— Start Dataset extract —
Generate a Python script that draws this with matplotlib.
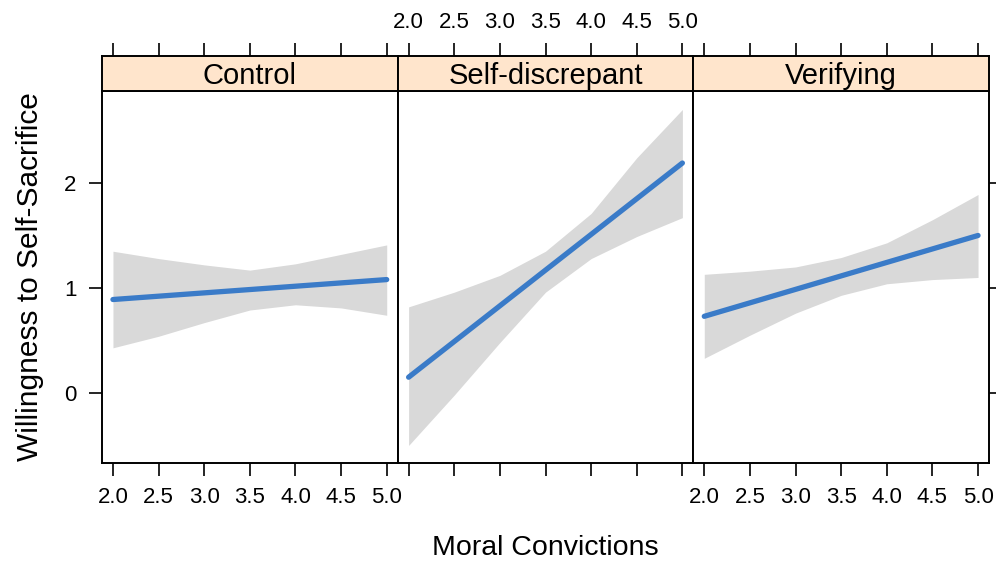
import matplotlib.pyplot as plt

plt.rcParams['font.family'] = ['Liberation Sans', 'DejaVu Sans']

panels = ["Control", "Self-discrepant", "Verifying"]
x_ticks = [2.0, 2.5, 3.0, 3.5, 4.0, 4.5, 5.0]
y_ticks = [0, 1, 2]

band_x = [2.0, 2.5, 3.0, 3.5, 4.0, 4.5, 5.0]

# fitted line, ends only (it is straight)
fit_x = [2.0, 5.0]
control_fit = [0.89, 1.08]
selfdisc_fit = [0.15, 2.19]
verify_fit = [0.73, 1.50]

control_upper = [1.35, 1.28, 1.22, 1.17, 1.23, 1.32, 1.41]
control_lower = [0.43, 0.54, 0.67, 0.79, 0.84, 0.81, 0.74]

selfdisc_upper = [0.82, 0.96, 1.12, 1.35, 1.71, 2.24, 2.70]
selfdisc_lower = [-0.50, -0.02, 0.48, 0.96, 1.28, 1.49, 1.67]

verify_upper = [1.13, 1.16, 1.20, 1.29, 1.43, 1.65, 1.89]
verify_lower = [0.33, 0.55, 0.76, 0.93, 1.04, 1.08, 1.10]

fits = [control_fit, selfdisc_fit, verify_fit]
uppers = [control_upper, selfdisc_upper, verify_upper]
lowers = [control_lower, selfdisc_lower, verify_lower]

W, H = 996, 561
fig = plt.figure(figsize=(W / 100, H / 100), dpi=100)

x0, x1 = 102, 989
top, bot = 91, 463
strip_top = 56
pw = (x1 - x0) / 3

line_col = '#3a7bc8'
band_col = '#d9d9d9'
strip_col = '#ffe5cc'
lw_frame = 1.4
tick_kw = dict(length=9.5, width=1.2, labelsize=16, color='black', direction='out')

xlim = (1.88, 5.12)
ylim = (-0.667, 2.876)

for i, name in enumerate(panels):
    left = (x0 + i * pw) / W
    ax = fig.add_axes([left, 1 - bot / H, pw / W, (bot - top) / H])
    ax.fill_between(band_x, lowers[i], uppers[i], color=band_col, lw=0)
    ax.plot(fit_x, fits[i], color=line_col, lw=3.8, solid_capstyle='round')
    ax.set_xlim(*xlim)
    ax.set_ylim(*ylim)
    for s in ax.spines.values():
        s.set_linewidth(lw_frame)

    ax.set_xticks(x_ticks)
    ax.tick_params(axis='x', bottom=True, top=False, pad=8, **tick_kw)
    if i == 1:
        ax.set_xticklabels([])
    else:
        ax.set_xticklabels([f"{v:.1f}" for v in x_ticks])

    ax.set_yticks(y_ticks)
    if i == 0:
        ax.tick_params(axis='y', left=True, right=False, labelleft=True, pad=9, **tick_kw)
    elif i == 2:
        ax.tick_params(axis='y', left=False, right=True, labelleft=False, labelright=False, **tick_kw)
    else:
        ax.tick_params(axis='y', left=False, right=False, labelleft=False)

    # strip on top of each panel
    sx = fig.add_axes([left, 1 - top / H, pw / W, (top - strip_top) / H])
    sx.set_facecolor(strip_col)
    sx.set_xlim(*xlim)
    sx.set_ylim(0, 1)
    sx.set_yticks([])
    sx.set_xticks(x_ticks)
    sx.xaxis.set_ticks_position('top')
    sx.tick_params(axis='x', top=True, bottom=False, labelbottom=False,
                   labeltop=(i == 1), pad=7, **tick_kw)
    if i == 1:
        sx.set_xticklabels([f"{v:.1f}" for v in x_ticks])
    for s in sx.spines.values():
        s.set_linewidth(lw_frame)
    sx.text(0.5, 0.42, name, transform=sx.transAxes, ha='center', va='center',
            fontsize=21)

fig.text((x0 + x1) / 2 / W, 1 - 548 / H, "Moral Convictions",
         ha='center', va='center', fontsize=20.5)
fig.text(30 / W, 1 - (top + bot) / 2 / H, "Willingness to Self-Sacrifice",
         ha='center', va='center', rotation=90, fontsize=21.5)

fig.savefig("out.png", dpi=100)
— End Dataset extract —
Copy all the lines of data exactly as they appear, dropping any images.

Completed task:
Generate a Python script that draws this with matplotlib.
import matplotlib.pyplot as plt

plt.rcParams['font.family'] = ['Liberation Sans', 'DejaVu Sans']

panels = ["Control", "Self-discrepant", "Verifying"]
x_ticks = [2.0, 2.5, 3.0, 3.5, 4.0, 4.5, 5.0]
y_ticks = [0, 1, 2]

band_x = [2.0, 2.5, 3.0, 3.5, 4.0, 4.5, 5.0]

# fitted line, ends only (it is straight)
fit_x = [2.0, 5.0]
control_fit = [0.89, 1.08]
selfdisc_fit = [0.15, 2.19]
verify_fit = [0.73, 1.50]

control_upper = [1.35, 1.28, 1.22, 1.17, 1.23, 1.32, 1.41]
control_lower = [0.43, 0.54, 0.67, 0.79, 0.84, 0.81, 0.74]

selfdisc_upper = [0.82, 0.96, 1.12, 1.35, 1.71, 2.24, 2.70]
selfdisc_lower = [-0.50, -0.02, 0.48, 0.96, 1.28, 1.49, 1.67]

verify_upper = [1.13, 1.16, 1.20, 1.29, 1.43, 1.65, 1.89]
verify_lower = [0.33, 0.55, 0.76, 0.93, 1.04, 1.08, 1.10]

fits = [control_fit, selfdisc_fit, verify_fit]
uppers = [control_upper, selfdisc_upper, verify_upper]
lowers = [control_lower, selfdisc_lower, verify_lower]

W, H = 996, 561
fig = plt.figure(figsize=(W / 100, H / 100), dpi=100)

x0, x1 = 102, 989
top, bot = 91, 463
strip_top = 56
pw = (x1 - x0) / 3

line_col = '#3a7bc8'
band_col = '#d9d9d9'
strip_col = '#ffe5cc'
lw_frame = 1.4
tick_kw = dict(length=9.5, width=1.2, labelsize=16, color='black', direction='out')

xlim = (1.88, 5.12)
ylim = (-0.667, 2.876)

for i, name in enumerate(panels):
    left = (x0 + i * pw) / W
    ax = fig.add_axes([left, 1 - bot / H, pw / W, (bot - top) / H])
    ax.fill_between(band_x, lowers[i], uppers[i], color=band_col, lw=0)
    ax.plot(fit_x, fits[i], color=line_col, lw=3.8, solid_capstyle='round')
    ax.set_xlim(*xlim)
    ax.set_ylim(*ylim)
    for s in ax.spines.values():
        s.set_linewidth(lw_frame)

    ax.set_xticks(x_ticks)
    ax.tick_params(axis='x', bottom=True, top=False, pad=8, **tick_kw)
    if i == 1:
        ax.set_xticklabels([])
    else:
        ax.set_xticklabels([f"{v:.1f}" for v in x_ticks])

    ax.set_yticks(y_ticks)
    if i == 0:
        ax.tick_params(axis='y', left=True, right=False, labelleft=True, pad=9, **tick_kw)
    elif i == 2:
        ax.tick_params(axis='y', left=False, right=True, labelleft=False, labelright=False, **tick_kw)
    else:
        ax.tick_params(axis='y', left=False, right=False, labelleft=False)

    # strip on top of each panel
    sx = fig.add_axes([left, 1 - top / H, pw / W, (top - strip_top) / H])
    sx.set_facecolor(strip_col)
    sx.set_xlim(*xlim)
    sx.set_ylim(0, 1)
    sx.set_yticks([])
    sx.set_xticks(x_ticks)
    sx.xaxis.set_ticks_position('top')
    sx.tick_params(axis='x', top=True, bottom=False, labelbottom=False,
                   labeltop=(i == 1), pad=7, **tick_kw)
    if i == 1:
        sx.set_xticklabels([f"{v:.1f}" for v in x_ticks])
    for s in sx.spines.values():
        s.set_linewidth(lw_frame)
    sx.text(0.5, 0.42, name, transform=sx.transAxes, ha='center', va='center',
            fontsize=21)

fig.text((x0 + x1) / 2 / W, 1 - 548 / H, "Moral Convictions",
         ha='center', va='center', fontsize=20.5)
fig.text(30 / W, 1 - (top + bot) / 2 / H, "Willingness to Self-Sacrifice",
         ha='center', va='center', rotation=90, fontsize=21.5)

fig.savefig("out.png", dpi=100)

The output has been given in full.